Ci fu anche un vantaggio economico per l’associazione “Il Sottoscala”. Così affermano i giudici reggini. Tramite la delibera Miramare, infatti, si è «verificato un accrescimento della sfera giuridica soggettiva dell’associazione “Il Sottoscala” (oltre che dello stesso Zagarella), ciò sia in termini di ritorno di immagine e di curriculum per il prestigio che l’ente aveva acquisito avendo la possibilità di organizzare eventi all’interno di un edificio iconico della città di Reggio Calabria, sia, soprattutto, per la possibilità di avere l’immediata disponibilità dei locali del Miramare. Ciò senza considerare che l’organizzazione degli eventi culturali all’interno del Miramare, prevedeva espressamente la possibilità di richiedere un corrispettivo per il biglietto d’ingresso, oltre all’allestimento di una zona bar per la vendita di bevande e cocktails e l’opportunità di ottenere delle sponsorizzazioni per gli eventi, tutte potenziali fonti di ulteriori introiti di carattere economico».

Una situazione che, a parere del Tribunale, integra tanto il vantaggio ingiusto (affidamento diretto e contra legem), quanto il danno ingiusto, in quanto «l’attribuzione in via diretta dell’immobile ad un amico del sindaco, abbia precluso, in assenza di una procedura ad evidenza pubblica, a tutti i potenziali aspiranti di concorrere all’assegnazione dell’immobile».

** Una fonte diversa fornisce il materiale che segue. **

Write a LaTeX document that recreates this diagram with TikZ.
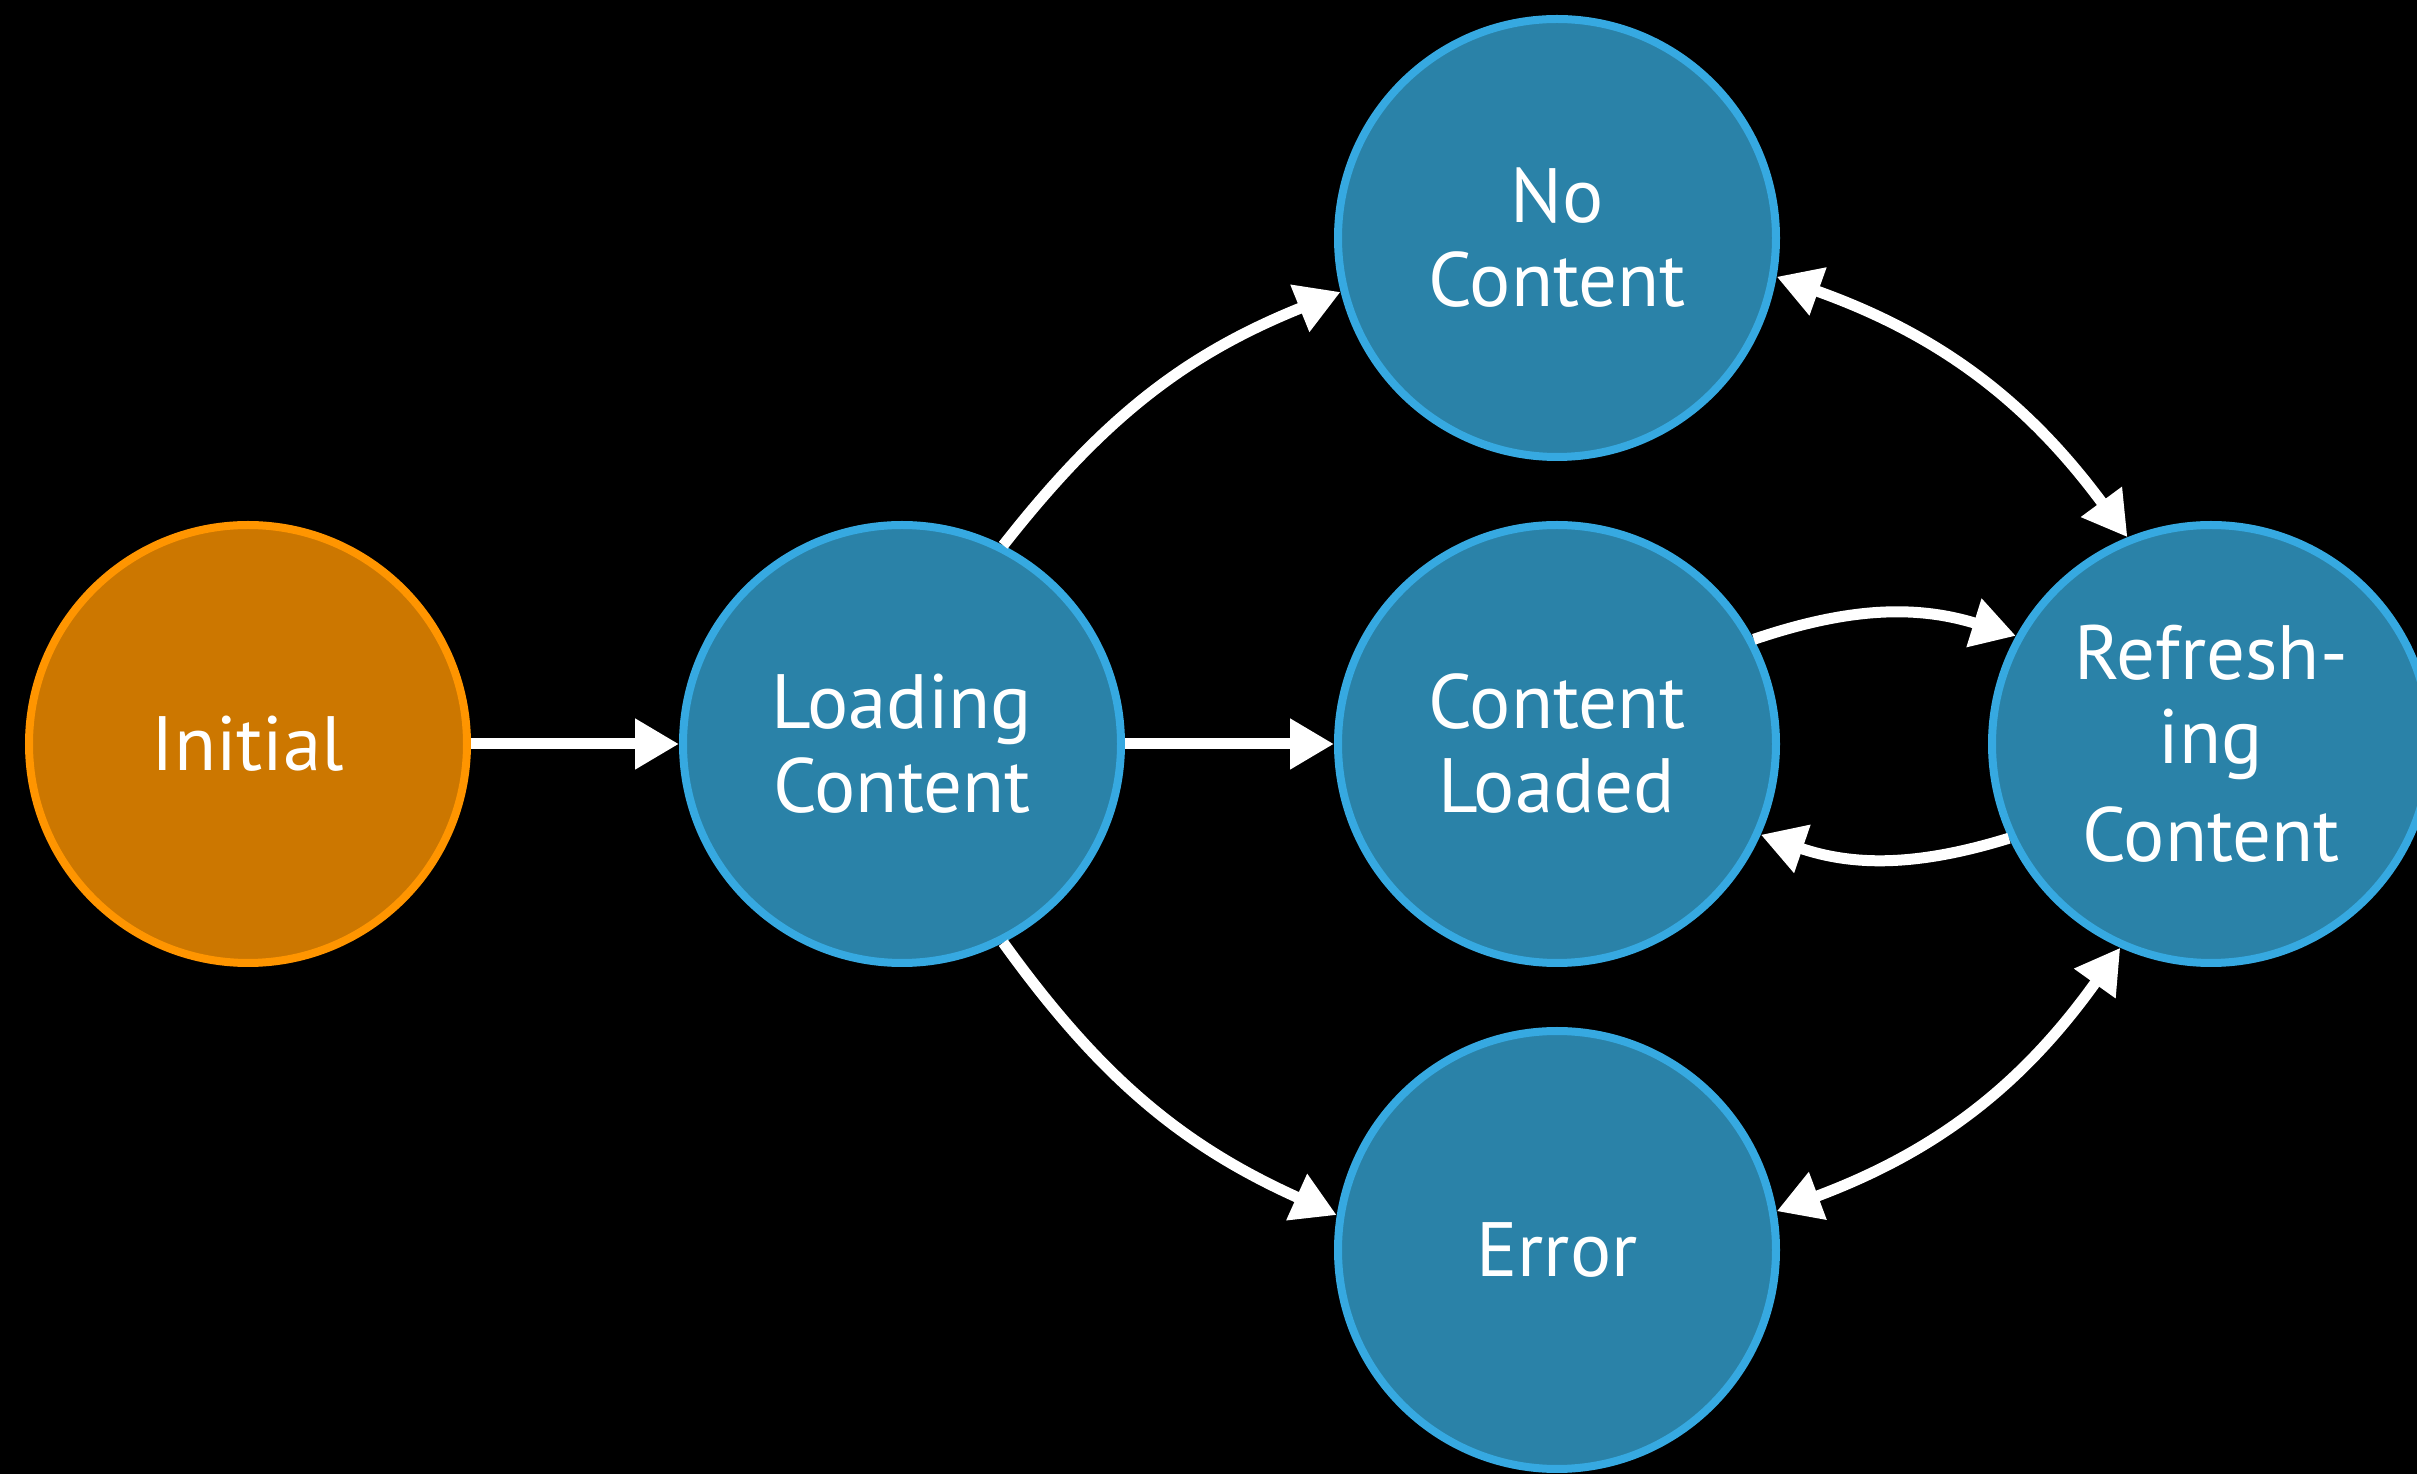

Nessuno scopo pubblicistico

«Non può sostenersi in alcun modo – conclude il Tribunale – che nella vicenda di cui ci si occupa il fine pubblicistico sullo sfondo costituisse l’obiettivo esclusivo o primario degli agenti: se così fosse stato, nessuna difficoltà avrebbero gli stessi trovati ad indire immediatamente una procedura ad evidenza pubblica, in modo tale da poter affidare l’immobile al miglior offerente – e non in via diretta e privilegiata ad un amico del sindaco – cosa che poi fu effettivamente fatta dopo circa due mesi a causa del clamore che si era nel frattempo sollevato attorno all’affidamento diretto del Miramare ed al conseguente passo indietro del Comune rispetto alla delibera n. 101».

Racconto della Marcianò non attendibile

È nella parte relativa al reato di falso (per il quale vi è stata assoluzione), che i giudici si soffermano sulle dichiarazioni di Angela Marcianò, ex assessore comunale e grande accusatrice di Falcomatà, anche lei condannata in primo grado con giudizio abbreviato per la vicenda Miramare.

Ebbene, alla luce degli elementi raccolti dall’istruttoria dibattimentale, i giudici ritengono che «le dichiarazioni della Marcianò non solo non sono positivamente riscontrate ma risultano, al contrario, in diversi punti, caratterizzate da riscontri “in negativo”. Va sottolineato che tali riscontri negativi riguardano aspetti centrali della presente vicenda, quali la presenza della Marcianò alla seconda parte della seduta di Giunta del 16 luglio 2015 e la conoscenza in capo all’assessore della pubblicazione della delibera avvenuta il 5 agosto 2015».

Non vi fu reato di falso

Quanto alla retrodatazione della delibera, che sarebbe scaturita dalla necessità di giustificare la presenza di Zagarella all’interno dei locali del Miramare, «la ricostruzione effettuata dal pm non è condivisa dal Tribunale, in quanto gli indici menzionati non sono idonei a ritenere accertata, con il coefficiente di certezza processuale imposto dal vigente sistema penale, che la delibera n. 101 fu approvata in un diverso dal 16 luglio 2015. I richiamati avvenimenti, infatti, sia presi singolarmente che letti nel loro complesso, non forniscono la priva che venne effettuata una retrodatazione del giorno di approvazione della delibera, poiché la quasi totalità degli stessi ha un significato quanto meno ambiguo».

I lati oscuri ancora esistenti

Per il Tribunale esistono ancora dei lati oscuri: «Non è emersa con nitore, in particolare, la dinamica dei fatti accaduti il giorno della seduta di Giunta del 16 luglio 2015. Se, come si è detto, non può essere ritenuta attendibile la teste Marcianò, unica accusatrice degli odierni imputati rispetto al delitto di falso, d’altro canto anche le versioni rese dagli imputati nel corso degli esami e degli interrogatori non è apparsa pienamente convincente».